On another blog (Law School Survival Manual), I've spent a bit of time ruminating over just what in Larry Mitchell's op-ed rubbed me the wrong way.  (See here.)  Other folks are saying the same thing, often in better ways (take a gander at the updates to my post for two such examples, and to the postings on Inside the Law School Scam (starting here). 

I guess what frustrates me most is the sense that decanal groupthink is trying to wish away a lot of the problems that face legal education.  There were many, many kudos to the Mitchell op-ed on one of the deans' listservs.  If those kudos had been from the very top law schools, I'd have understood.  Law degrees from Harvard, Yale, Stanford, and other such schools are likely to be exceptionally good investments.  (After all, I benefit greatly from my degree from Stanford.*)
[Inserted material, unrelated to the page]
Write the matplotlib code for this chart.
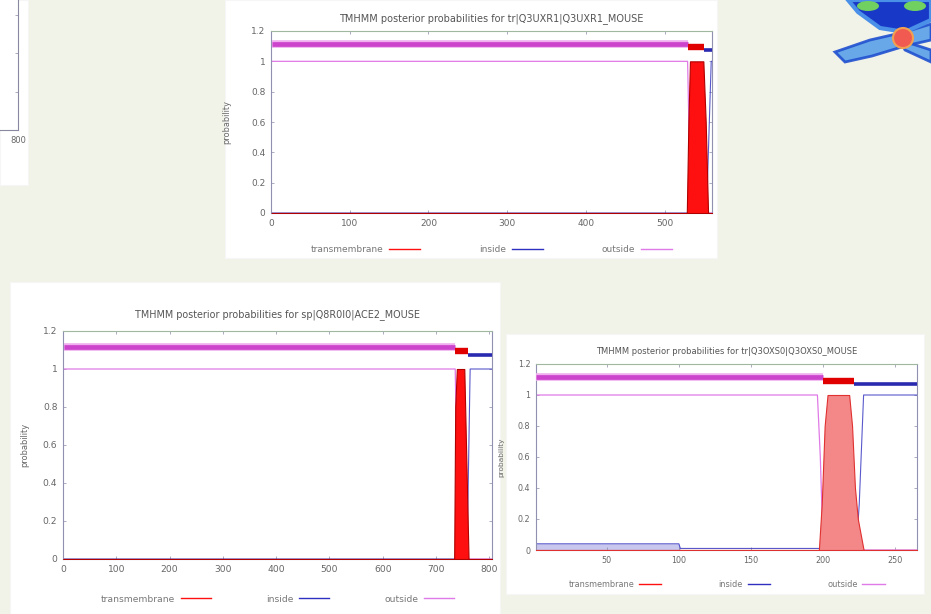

But when good, but not elite, schools are making their case for law school being a good investment, they can't just trot out the "we train you to think!" and "law is a lifetime career!" arguments.  I don't think that the first of those arguments applies just to law schools (pretty much any good education will train someone to think well).  And I don't think that the "law is a lifetime career" theory works when a law graduate can't get a first law job within a reasonable time.  The "you can use a law degree in other careers" argument is true, of course, but just because someone can use a legal education in other fields doesn't mean that spending six figures to get that degree is always a good idea.

I'm as proud of legal education as every other law dean is,** but I want students to enter law school with their eyes open.  (I also want law schools to provide applicants with accurate data so that they can make good choices about whether to attend law school.)

Data + realistic expectations = good choices.
Assertions + wishful thinking = a disaster in the making.



* Although, to be fair, my degree from Rice is nearer and dearer to my heart, but that's probably true of most folks' feelings about their undergraduate degrees.
** Even though I'm just an interim dean.